--- start of Collected data ---
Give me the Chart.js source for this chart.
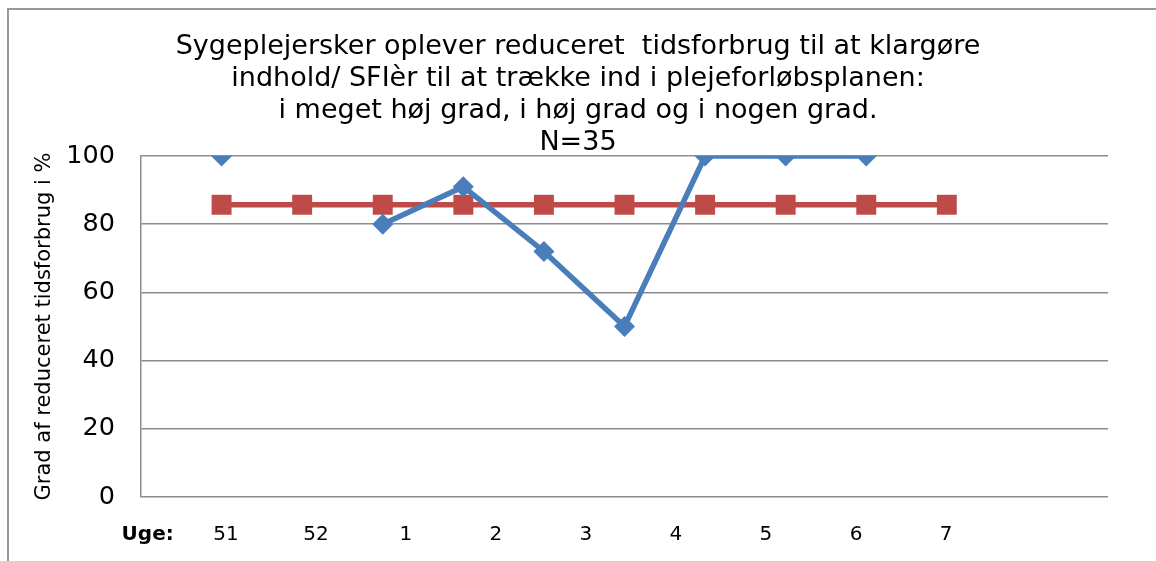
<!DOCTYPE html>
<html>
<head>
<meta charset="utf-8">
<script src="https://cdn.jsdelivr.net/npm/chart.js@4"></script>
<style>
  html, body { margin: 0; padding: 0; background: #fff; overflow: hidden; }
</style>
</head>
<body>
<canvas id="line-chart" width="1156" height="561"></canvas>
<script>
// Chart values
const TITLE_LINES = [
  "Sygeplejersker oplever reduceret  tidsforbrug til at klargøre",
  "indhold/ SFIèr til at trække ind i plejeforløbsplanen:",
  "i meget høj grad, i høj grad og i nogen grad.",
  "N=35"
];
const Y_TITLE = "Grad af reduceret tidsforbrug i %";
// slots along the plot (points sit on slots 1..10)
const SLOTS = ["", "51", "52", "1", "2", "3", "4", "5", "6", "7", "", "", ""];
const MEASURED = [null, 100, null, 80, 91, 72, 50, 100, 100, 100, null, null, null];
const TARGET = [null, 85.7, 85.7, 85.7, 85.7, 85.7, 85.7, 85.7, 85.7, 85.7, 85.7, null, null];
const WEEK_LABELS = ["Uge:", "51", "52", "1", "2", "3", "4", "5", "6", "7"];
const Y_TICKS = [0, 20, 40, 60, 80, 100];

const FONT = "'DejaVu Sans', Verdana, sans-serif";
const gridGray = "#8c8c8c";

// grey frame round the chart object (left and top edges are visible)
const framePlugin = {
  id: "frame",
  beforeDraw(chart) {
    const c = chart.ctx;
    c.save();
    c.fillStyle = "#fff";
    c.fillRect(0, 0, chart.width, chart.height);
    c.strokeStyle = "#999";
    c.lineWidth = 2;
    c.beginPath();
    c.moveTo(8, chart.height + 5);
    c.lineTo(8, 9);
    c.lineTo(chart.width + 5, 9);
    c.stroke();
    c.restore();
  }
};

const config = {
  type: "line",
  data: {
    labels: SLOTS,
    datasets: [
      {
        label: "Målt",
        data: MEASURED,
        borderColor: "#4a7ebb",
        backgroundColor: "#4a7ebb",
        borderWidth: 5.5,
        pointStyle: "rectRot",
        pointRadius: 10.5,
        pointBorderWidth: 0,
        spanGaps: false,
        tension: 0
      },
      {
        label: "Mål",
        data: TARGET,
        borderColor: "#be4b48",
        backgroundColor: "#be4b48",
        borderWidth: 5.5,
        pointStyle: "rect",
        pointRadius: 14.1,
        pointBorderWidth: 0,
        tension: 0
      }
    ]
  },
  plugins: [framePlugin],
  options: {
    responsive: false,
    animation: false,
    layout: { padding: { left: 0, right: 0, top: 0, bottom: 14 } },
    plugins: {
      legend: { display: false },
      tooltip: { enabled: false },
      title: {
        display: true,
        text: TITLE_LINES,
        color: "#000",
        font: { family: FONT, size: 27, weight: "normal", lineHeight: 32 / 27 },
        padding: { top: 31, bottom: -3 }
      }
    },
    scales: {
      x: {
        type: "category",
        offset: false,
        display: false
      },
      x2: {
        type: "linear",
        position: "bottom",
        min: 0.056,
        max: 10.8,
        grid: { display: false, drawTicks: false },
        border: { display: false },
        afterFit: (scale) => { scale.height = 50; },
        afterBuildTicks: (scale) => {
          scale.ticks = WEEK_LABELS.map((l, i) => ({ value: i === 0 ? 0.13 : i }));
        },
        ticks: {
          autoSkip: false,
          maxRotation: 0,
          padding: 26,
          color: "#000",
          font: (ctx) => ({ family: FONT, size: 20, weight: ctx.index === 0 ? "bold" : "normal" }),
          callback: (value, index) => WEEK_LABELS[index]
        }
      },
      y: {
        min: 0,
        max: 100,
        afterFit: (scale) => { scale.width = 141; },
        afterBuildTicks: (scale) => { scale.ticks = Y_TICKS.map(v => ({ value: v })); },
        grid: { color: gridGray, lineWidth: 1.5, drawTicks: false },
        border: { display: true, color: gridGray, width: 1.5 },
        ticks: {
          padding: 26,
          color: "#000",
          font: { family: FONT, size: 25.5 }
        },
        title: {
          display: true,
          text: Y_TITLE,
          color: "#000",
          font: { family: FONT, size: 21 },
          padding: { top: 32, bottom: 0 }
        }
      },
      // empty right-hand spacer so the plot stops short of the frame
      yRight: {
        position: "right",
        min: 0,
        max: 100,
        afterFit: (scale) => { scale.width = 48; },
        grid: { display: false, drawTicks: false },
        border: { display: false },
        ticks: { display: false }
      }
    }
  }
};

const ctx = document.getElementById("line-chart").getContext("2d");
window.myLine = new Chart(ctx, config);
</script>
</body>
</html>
--- end of Collected data ---
Please write out all the data again word for word, but not the pictures.

Solution to the exercise:
Give me the Chart.js source for this chart.
<!DOCTYPE html>
<html>
<head>
<meta charset="utf-8">
<script src="https://cdn.jsdelivr.net/npm/chart.js@4"></script>
<style>
  html, body { margin: 0; padding: 0; background: #fff; overflow: hidden; }
</style>
</head>
<body>
<canvas id="line-chart" width="1156" height="561"></canvas>
<script>
// Chart values
const TITLE_LINES = [
  "Sygeplejersker oplever reduceret  tidsforbrug til at klargøre",
  "indhold/ SFIèr til at trække ind i plejeforløbsplanen:",
  "i meget høj grad, i høj grad og i nogen grad.",
  "N=35"
];
const Y_TITLE = "Grad af reduceret tidsforbrug i %";
// slots along the plot (points sit on slots 1..10)
const SLOTS = ["", "51", "52", "1", "2", "3", "4", "5", "6", "7", "", "", ""];
const MEASURED = [null, 100, null, 80, 91, 72, 50, 100, 100, 100, null, null, null];
const TARGET = [null, 85.7, 85.7, 85.7, 85.7, 85.7, 85.7, 85.7, 85.7, 85.7, 85.7, null, null];
const WEEK_LABELS = ["Uge:", "51", "52", "1", "2", "3", "4", "5", "6", "7"];
const Y_TICKS = [0, 20, 40, 60, 80, 100];

const FONT = "'DejaVu Sans', Verdana, sans-serif";
const gridGray = "#8c8c8c";

// grey frame round the chart object (left and top edges are visible)
const framePlugin = {
  id: "frame",
  beforeDraw(chart) {
    const c = chart.ctx;
    c.save();
    c.fillStyle = "#fff";
    c.fillRect(0, 0, chart.width, chart.height);
    c.strokeStyle = "#999";
    c.lineWidth = 2;
    c.beginPath();
    c.moveTo(8, chart.height + 5);
    c.lineTo(8, 9);
    c.lineTo(chart.width + 5, 9);
    c.stroke();
    c.restore();
  }
};

const config = {
  type: "line",
  data: {
    labels: SLOTS,
    datasets: [
      {
        label: "Målt",
        data: MEASURED,
        borderColor: "#4a7ebb",
        backgroundColor: "#4a7ebb",
        borderWidth: 5.5,
        pointStyle: "rectRot",
        pointRadius: 10.5,
        pointBorderWidth: 0,
        spanGaps: false,
        tension: 0
      },
      {
        label: "Mål",
        data: TARGET,
        borderColor: "#be4b48",
        backgroundColor: "#be4b48",
        borderWidth: 5.5,
        pointStyle: "rect",
        pointRadius: 14.1,
        pointBorderWidth: 0,
        tension: 0
      }
    ]
  },
  plugins: [framePlugin],
  options: {
    responsive: false,
    animation: false,
    layout: { padding: { left: 0, right: 0, top: 0, bottom: 14 } },
    plugins: {
      legend: { display: false },
      tooltip: { enabled: false },
      title: {
        display: true,
        text: TITLE_LINES,
        color: "#000",
        font: { family: FONT, size: 27, weight: "normal", lineHeight: 32 / 27 },
        padding: { top: 31, bottom: -3 }
      }
    },
    scales: {
      x: {
        type: "category",
        offset: false,
        display: false
      },
      x2: {
        type: "linear",
        position: "bottom",
        min: 0.056,
        max: 10.8,
        grid: { display: false, drawTicks: false },
        border: { display: false },
        afterFit: (scale) => { scale.height = 50; },
        afterBuildTicks: (scale) => {
          scale.ticks = WEEK_LABELS.map((l, i) => ({ value: i === 0 ? 0.13 : i }));
        },
        ticks: {
          autoSkip: false,
          maxRotation: 0,
          padding: 26,
          color: "#000",
          font: (ctx) => ({ family: FONT, size: 20, weight: ctx.index === 0 ? "bold" : "normal" }),
          callback: (value, index) => WEEK_LABELS[index]
        }
      },
      y: {
        min: 0,
        max: 100,
        afterFit: (scale) => { scale.width = 141; },
        afterBuildTicks: (scale) => { scale.ticks = Y_TICKS.map(v => ({ value: v })); },
        grid: { color: gridGray, lineWidth: 1.5, drawTicks: false },
        border: { display: true, color: gridGray, width: 1.5 },
        ticks: {
          padding: 26,
          color: "#000",
          font: { family: FONT, size: 25.5 }
        },
        title: {
          display: true,
          text: Y_TITLE,
          color: "#000",
          font: { family: FONT, size: 21 },
          padding: { top: 32, bottom: 0 }
        }
      },
      // empty right-hand spacer so the plot stops short of the frame
      yRight: {
        position: "right",
        min: 0,
        max: 100,
        afterFit: (scale) => { scale.width = 48; },
        grid: { display: false, drawTicks: false },
        border: { display: false },
        ticks: { display: false }
      }
    }
  }
};

const ctx = document.getElementById("line-chart").getContext("2d");
window.myLine = new Chart(ctx, config);
</script>
</body>
</html>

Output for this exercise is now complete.